DAKAR – The United Nations World Food Programme (WFP) is planning airlifts in the coming days to provide life-saving food assistance to tens of thousands of internally displaced people in Côte d’Ivoire and Ivorian refugees in neighbouring Liberia.
“We need to open up a humanitarian lifeline to the many Ivorians who are now the victims of alarming shortages of food, water and other basic needs,” said WFP’s Executive Director Josette Sheeran.
WFP is airlifting food this week from Niger and Mali into Man, in western Côte d’Ivoire and Monrovia in Liberia as part of a plan to transport 15, 000 metric tons of cereals, vegetable oil and other food assistance.
“The deteriorating security situation, difficulties of moving around and the difficulty of food procurement in Côte d’Ivoire have compounded the already arduous logistics conditions which WFP has had to confront. Right now an airlift is the best way forward,” said Sheeran.
Other airlifts of high energy biscuits - designed to keep hunger at bay in the first days of a food crisis - and of logistics equipment, such as vehicles and ICT material - have been organised from Dubai and Accra.
WFP plans to launch passenger flights for humanitarian workers to northern towns such as Bouaké and Man, where some relief agencies have re-based their operations. As the lead agency for logistics, WFP manages the humanitarian air service (UNHAS) on behalf of the whole aid community. It is considering the use of a coastal vessel to transport more food between the countries of the region.
In spite of the difficult security situation and the lack of safe humanitarian corridors, WFP has managed to transport and distribute 85 metric tons of food to 27, 500 displaced people in the western town of Duekoué.

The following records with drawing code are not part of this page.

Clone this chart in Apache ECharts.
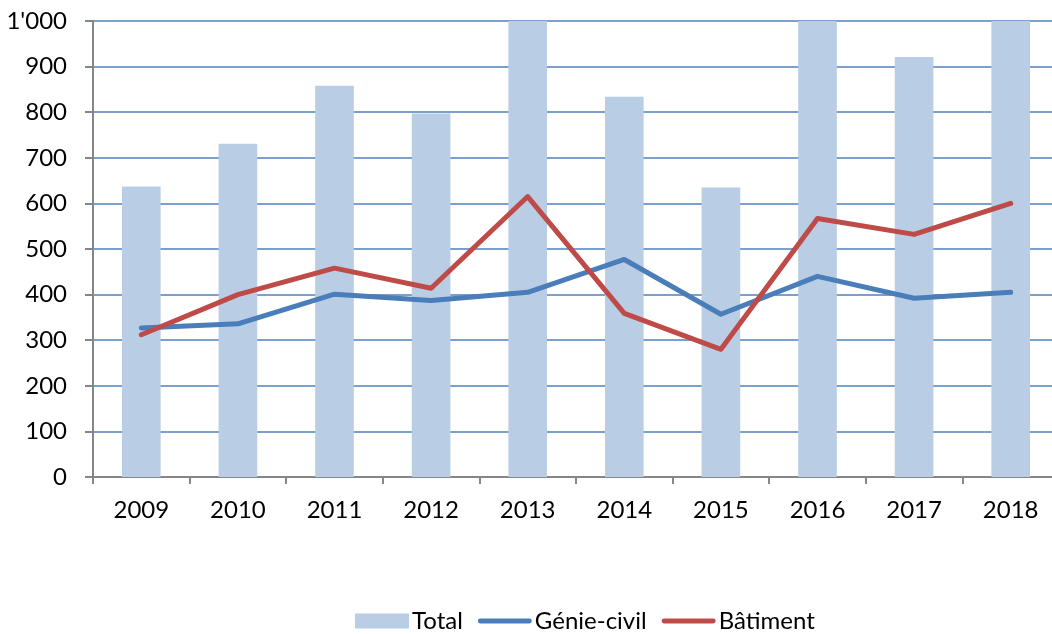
<!DOCTYPE html>
<html><head><meta charset="utf-8">
<script src="https://cdn.jsdelivr.net/npm/echarts@6/dist/echarts.min.js"></script>
<style>html,body{margin:0;padding:0;background:#fff}#c{width:1052px;height:634px}</style>
</head><body><div id="c"></div>
<script>
const years = ['2009','2010','2011','2012','2013','2014','2015','2016','2017','2018'];
const total = [637, 731, 858, 797, 1100, 834, 635, 1100, 921, 1100];
const genieCivil = [327, 336, 401, 387, 405, 477, 357, 440, 392, 405];
const batiment = [312, 400, 458, 414, 615, 359, 280, 567, 532, 600];
const yTicks = {0:'0',100:'100',200:'200',300:'300',400:'400',500:'500',600:'600',700:'700',800:'800',900:'900',1000:"1'000"};

const FONT = 'Lato';
const chart = echarts.init(document.getElementById('c'), null, {renderer:'canvas'});
const lineIcon = 'path://M2.5,0 H53.5 A2.5,2.5 0 0 1 53.5,5 H2.5 A2.5,2.5 0 0 1 2.5,0 Z';
chart.setOption({
  animation:false,
  textStyle:{fontFamily:FONT},
  grid:{left:93, right:-7, top:21, bottom:157, containLabel:false, outerBoundsMode:'none'},
  legend:{
    top:604, left:350, itemWidth:54, itemHeight:15, itemGap:15,
    textStyle:{fontFamily:FONT, fontSize:24, color:'#000', padding:[0,0,0,-2]},
    data:[
      {name:'Total', icon:'rect'},
      {name:'Génie-civil', icon:lineIcon},
      {name:'Bâtiment', icon:lineIcon}
    ]
  },
  xAxis:{
    type:'category', data:years,
    axisLine:{lineStyle:{color:'#868686', width:2}},
    axisTick:{show:true, length:7, alignWithLabel:false, lineStyle:{color:'#868686', width:2}},
    axisLabel:{color:'#000', fontSize:24, margin:21, fontFamily:FONT},
    splitLine:{show:false}
  },
  yAxis:{
    type:'value', min:0, max:1000, interval:100,
    axisLine:{show:true, lineStyle:{color:'#868686', width:2}},
    axisTick:{show:true, length:8, inside:false, lineStyle:{color:'#868686', width:2}},
    axisLabel:{color:'#000', fontSize:24, margin:26, fontFamily:FONT, formatter:v=>yTicks[v]},
    splitLine:{show:true, lineStyle:{color:'#4f81bd', width:1.5}}
  },
  series:[
    {name:'Total', type:'bar', data:total, barWidth:'40%', clip:true,
     itemStyle:{color:'#b9cde5'}},
    {name:'Génie-civil', type:'line', data:genieCivil, symbol:'none', z:3,
     lineStyle:{color:'#4a7ebb', width:5, cap:'round', join:'round'}, itemStyle:{color:'#4a7ebb'}},
    {name:'Bâtiment', type:'line', data:batiment, symbol:'none', z:4,
     lineStyle:{color:'#be4b48', width:5, cap:'round', join:'round'}, itemStyle:{color:'#be4b48'}}
  ]
});
</script></body></html>
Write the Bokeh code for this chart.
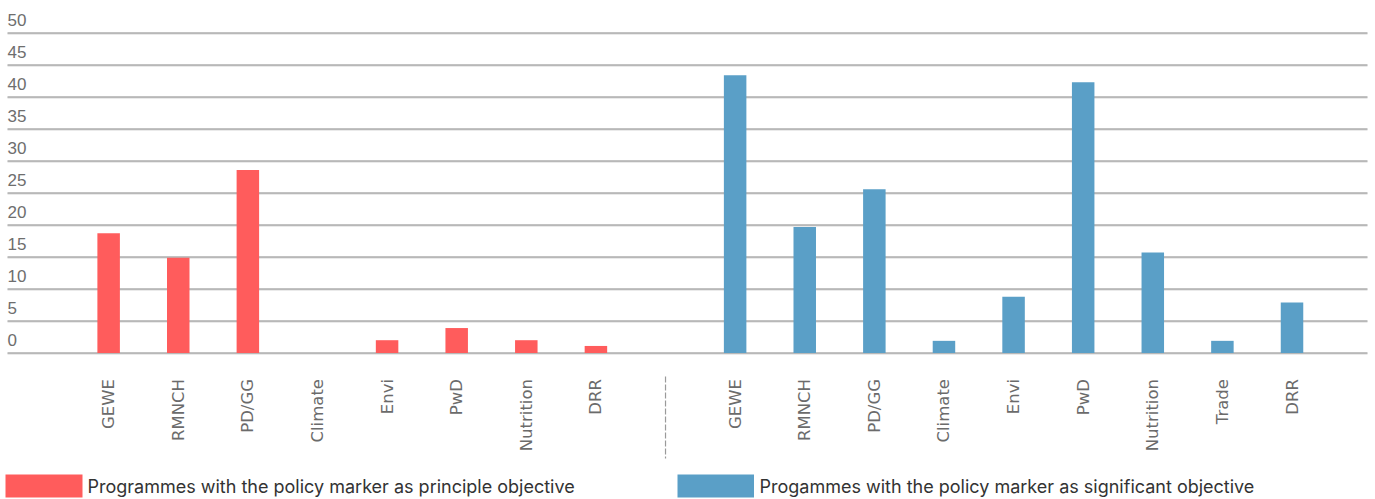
import numpy as np
from bokeh.plotting import figure
from bokeh.models import ColumnDataSource, Range1d
from bokeh.core.properties import value
from bokeh.embed import file_html
from bokeh.resources import INLINE

# ---------------- data ----------------
principle_categories = ["GEWE", "RMNCH", "PD/GG", "Climate", "Envi", "PwD", "Nutrition", "DRR"]
principle_values = [18.7, 14.9, 28.6, 0, 2.0, 3.9, 2.0, 1.1]

significant_categories = ["GEWE", "RMNCH", "PD/GG", "Climate", "Envi", "PwD", "Nutrition", "Trade", "DRR"]
significant_values = [43.4, 19.7, 25.6, 1.9, 8.8, 42.3, 15.7, 1.9, 7.9]

y_ticks = [0, 5, 10, 15, 20, 25, 30, 35, 40, 45, 50]

legend_labels = [
    "Programmes with the policy marker as principle objective",
    "Progammes with the policy marker as significant objective",
]

RED = "#FF5C5C"
BLUE = "#5A9FC7"

# ---------------- layout (pixel mapping) ----------------
W, H = 1375, 499
PAGE = 0                 # figure offset on the page
SLOT_PX = 69.61          # pixels per category slot
SLOT0_PX = 108.14        # page x of first slot centre
ZERO_PX = 352.5          # page y of value 0
UNIT_PX = 6.4            # pixels per unit
GRID_RIGHT_PX = 1367     # gridlines end here

x_start = (PAGE - SLOT0_PX) / SLOT_PX
x_end = x_start + W / SLOT_PX
y_end = (ZERO_PX - PAGE) / UNIT_PX
y_start = y_end - H / UNIT_PX


def X(px):
    return (px - SLOT0_PX) / SLOT_PX


def Y(py):
    return (ZERO_PX - py) / UNIT_PX


p = figure(width=W, height=H, output_backend="svg", toolbar_location=None,
           x_range=Range1d(x_start, x_end), y_range=Range1d(y_start, y_end),
           x_axis_location=None, y_axis_location=None, min_border=0,
           outline_line_color=None, background_fill_color="white",
           border_fill_color="white")
p.grid.grid_line_color = None

# gridlines
n_t = len(y_ticks)
p.segment(x0=[X(7)] * n_t, x1=[X(GRID_RIGHT_PX)] * n_t,
          y0=[t - 1 / UNIT_PX for t in y_ticks], y1=[t - 1 / UNIT_PX for t in y_ticks],
          line_color="#d6d6d6", line_width=1)
p.segment(x0=[X(7)] * n_t, x1=[X(GRID_RIGHT_PX)] * n_t, y0=y_ticks, y1=y_ticks,
          line_color="#858585", line_width=1)

# y tick labels (above gridlines, at left)
p.text(x=[X(7)] * n_t, y=y_ticks, text=[str(t) for t in y_ticks],
       text_align="left", text_baseline="alphabetic", y_offset=-13,
       text_font=value("Liberation Sans"), text_font_size="17px", text_color="#6e6e6e")

n_p = len(principle_categories)
sep_x = n_p
src_p = ColumnDataSource(dict(x=list(range(n_p)), top=principle_values,
                              label=principle_categories, zero=[0] * n_p))
src_s = ColumnDataSource(dict(x=[n_p + 1 + i for i in range(len(significant_categories))],
                              top=significant_values, label=significant_categories,
                              zero=[0] * len(significant_categories)))

BAR_W = 22.5 / SLOT_PX
p.vbar(x="x", top="top", bottom=0, width=BAR_W, source=src_p, fill_color=RED, line_color=None)
p.vbar(x="x", top="top", bottom=0, width=BAR_W, source=src_s, fill_color=BLUE, line_color=None)

# category labels (vertical)
for src in (src_p, src_s):
    p.text(x="x", y="zero", text="label", source=src, angle=np.pi / 2,
           text_align="right", text_baseline="middle", y_offset=26,
           text_font=value("DejaVu Sans"), text_font_size="16.5px", text_color="#6b6b6b")

# dashed separator between the two groups
p.segment(x0=[sep_x], y0=[Y(376)], x1=[sep_x], y1=[Y(458)],
          line_color="#9a9a9a", line_width=1.2, line_dash="6 2")

# legend
p.quad(left=[X(5), X(677)], right=[X(82), X(753.5)], top=[Y(474)] * 2, bottom=[Y(497)] * 2,
       fill_color=[RED, BLUE], line_color=None)
p.text(x=[X(87), X(759)], y=[Y(486)] * 2, text=legend_labels,
       text_align="left", text_baseline="alphabetic",
       text_font=value("Inter"), text_font_size="18px", text_color="#333333")

open("out.html", "w").write(file_html(p, INLINE))
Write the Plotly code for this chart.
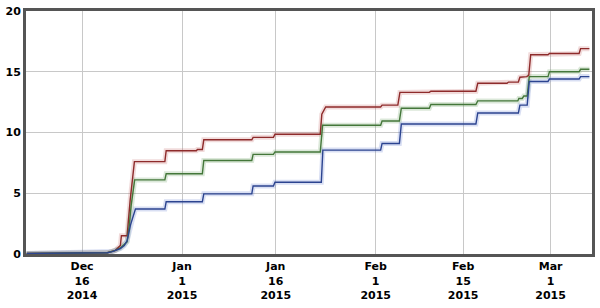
import plotly.graph_objects as go

# ---- data ----
red_t = ["2014-12-07 03:00", "2014-12-20 01:00", "2014-12-21 08:00", "2014-12-22 03:00", "2014-12-22 07:00",
         "2014-12-23 05:00", "2014-12-23 17:00", "2014-12-24 00:30", "2014-12-24 09:00", "2014-12-29 06:00",
         "2014-12-29 11:00", "2015-01-03 07:00", "2015-01-03 11:00", "2015-01-04 06:00", "2015-01-04 11:30",
         "2015-01-12 04:00", "2015-01-12 09:00", "2015-01-15 15:00", "2015-01-15 21:00", "2015-01-23 03:00",
         "2015-01-23 09:00", "2015-01-24 00:00", "2015-02-01 19:00", "2015-02-02 00:30", "2015-02-04 13:00",
         "2015-02-04 21:00", "2015-02-09 14:00", "2015-02-09 20:00", "2015-02-17 01:00", "2015-02-17 08:00",
         "2015-02-22 00:30", "2015-02-22 06:00", "2015-02-23 20:00", "2015-02-24 02:00", "2015-02-25 04:00",
         "2015-02-25 12:00", "2015-02-25 19:30", "2015-02-28 14:00", "2015-02-28 19:30", "2015-03-05 13:30",
         "2015-03-05 19:00", "2015-03-07 05:00"]
red_v = [0.05, 0.1, 0.3, 0.7, 1.5,
         1.5, 4.5, 6.0, 7.6, 7.6,
         8.5, 8.5, 8.6, 8.6, 9.4,
         9.4, 9.6, 9.6, 9.85, 9.85,
         11.5, 12.1, 12.1, 12.25, 12.25,
         13.3, 13.3, 13.4, 13.4, 14.05,
         14.05, 14.15, 14.15, 14.55, 14.6,
         14.7, 16.4, 16.4, 16.5, 16.5,
         16.9, 16.9]

green_t = ["2014-12-07 03:00", "2014-12-20 01:00", "2014-12-21 08:00", "2014-12-22 03:00", "2014-12-23 05:00",
           "2014-12-23 13:00", "2014-12-23 20:30", "2014-12-24 04:00", "2014-12-24 10:00", "2014-12-29 06:00",
           "2014-12-29 11:00", "2015-01-04 06:00", "2015-01-04 11:30", "2015-01-12 04:00", "2015-01-12 09:00",
           "2015-01-15 15:00", "2015-01-15 21:00", "2015-01-23 03:00", "2015-01-23 12:00", "2015-02-01 19:00",
           "2015-02-02 00:30", "2015-02-04 19:00", "2015-02-05 02:30", "2015-02-09 14:00", "2015-02-09 20:00",
           "2015-02-17 01:00", "2015-02-17 08:00", "2015-02-23 18:00", "2015-02-23 22:00", "2015-02-24 11:00",
           "2015-02-24 17:00", "2015-02-25 06:00", "2015-02-25 14:00", "2015-02-28 14:00", "2015-02-28 19:30",
           "2015-03-05 13:30", "2015-03-05 19:00", "2015-03-07 05:00"]
green_v = [0.05, 0.1, 0.3, 0.5, 1.0,
           2.3, 4.0, 5.0, 6.1, 6.1,
           6.6, 6.6, 7.7, 7.7, 8.2,
           8.2, 8.4, 8.4, 10.6, 10.6,
           10.95, 10.95, 12.0, 12.0, 12.3,
           12.3, 12.6, 12.6, 12.8, 12.8,
           13.0, 13.0, 14.6, 14.6, 15.0,
           15.0, 15.2, 15.2]

blue_t = ["2014-12-07 03:00", "2014-12-20 01:00", "2014-12-20 20:00", "2014-12-22 03:00", "2014-12-22 18:00",
          "2014-12-23 05:00", "2014-12-23 18:00", "2014-12-24 03:00", "2014-12-24 13:00", "2014-12-29 06:00",
          "2014-12-29 11:00", "2015-01-04 06:00", "2015-01-04 11:30", "2015-01-12 04:00", "2015-01-12 09:00",
          "2015-01-15 15:00", "2015-01-15 21:00", "2015-01-23 07:00", "2015-01-23 13:00", "2015-02-01 19:00",
          "2015-02-02 00:30", "2015-02-04 19:00", "2015-02-05 02:30", "2015-02-17 01:00", "2015-02-17 08:00",
          "2015-02-23 20:00", "2015-02-24 02:00", "2015-02-25 06:00", "2015-02-25 14:00", "2015-02-28 14:00",
          "2015-02-28 19:30", "2015-03-05 13:30", "2015-03-05 19:00", "2015-03-07 05:00"]
blue_v = [0.05, 0.1, 0.2, 0.45, 0.7,
          1.1, 2.4, 3.0, 3.7, 3.7,
          4.3, 4.3, 4.95, 4.95, 5.6,
          5.6, 5.9, 5.9, 8.55, 8.55,
          9.1, 9.1, 10.7, 10.7, 11.6,
          11.6, 12.25, 12.25, 14.2, 14.2,
          14.4, 14.4, 14.6, 14.6]

x_tickvals = ["2014-12-16", "2015-01-01", "2015-01-16", "2015-02-01", "2015-02-15", "2015-03-01"]
x_ticktext = ["Dec<br>16<br>2014", "Jan<br>1<br>2015", "Jan<br>16<br>2015",
              "Feb<br>1<br>2015", "Feb<br>15<br>2015", "Mar<br>1<br>2015"]
y_tickvals = [0, 5, 10, 15, 20]

series = [
    (red_t, red_v, "#8e2b2b", "rgba(190,90,90,0.22)"),
    (green_t, green_v, "#44773a", "rgba(90,150,80,0.22)"),
    (blue_t, blue_v, "#2c4490", "rgba(80,110,200,0.22)"),
]

fig = go.Figure()
for t, v, col, shadow in series:
    fig.add_trace(go.Scatter(x=t, y=v, mode="lines", line=dict(color=shadow, width=5),
                             hoverinfo="skip", showlegend=False))
for t, v, col, shadow in series:
    fig.add_trace(go.Scatter(x=t, y=v, mode="lines", line=dict(color=col, width=1.4),
                             showlegend=False))

font = dict(family="DejaVu Sans", size=11, color="#000000", weight="bold")
fig.update_layout(
    width=600, height=308,
    margin=dict(l=23, r=5, t=8, b=54),
    paper_bgcolor="white", plot_bgcolor="white",
    font=font,
    showlegend=False,
)
fig.update_xaxes(
    type="date", range=["2014-12-07 00:30", "2015-03-07 15:00"],
    tickmode="array", tickvals=x_tickvals, ticktext=x_ticktext,
    showgrid=True, gridcolor="#c8c8c8", gridwidth=1,
    showline=True, mirror=True, linecolor="#555555", linewidth=3,
    zeroline=False, ticks="", tickfont=font,
)
fig.update_yaxes(
    range=[0, 20], tickmode="array", tickvals=y_tickvals,
    showgrid=True, gridcolor="#c8c8c8", gridwidth=1,
    showline=True, mirror=True, linecolor="#555555", linewidth=3,
    zeroline=False, ticks="", tickfont=font,
)
fig.write_html("out.html")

General food distributions are scheduled during this week for around 30, 000 displaced people in the Danané area.
In the northern regions, including Bouaké, Bouna, Tiébissou and Korhogo, WFP is distributing one-month food rations to 20, 000 displaced, using stocks of food from pre-existing programmes.
WFP has temporarily suspended food distributions in Abidjan and relocated its staff. However, WFP operations will resume as soon as the security situation allows for free movement within the city.
In Liberia, where more than 130, 000 Ivorians have taken refuge since December 2010, WFP is mounting a logistically challenging operation, made worse by the poor road and bridge conditions and the onset of the rainy season, in a remote and inaccessible area of the country. The UN agency has revised its plans in Liberia upwards to reach 150, 000 Ivorian refugees as well as 36, 000 Liberian host families, with 25, 000 metric tons of food.
However, while the crisis is worsening, WFP emergency operations still face a shortfall of US$ 16.7 million (52 percent) in Liberia and US$ 4.5 million (28 percent) in Côte d’Ivoire. In addition, an essential telecommunications operation aimed at strengthening logistics and communications capacities, faces a US$ 2.5 million shortfall.
“There is now an urgent need for donors to come forward and help us to help the victims on both sides of the border,” said Thomas Yanga, WFP Regional Director. “We are afraid that even more support will be necessary as the humanitarian needs are massively increasing by the day.”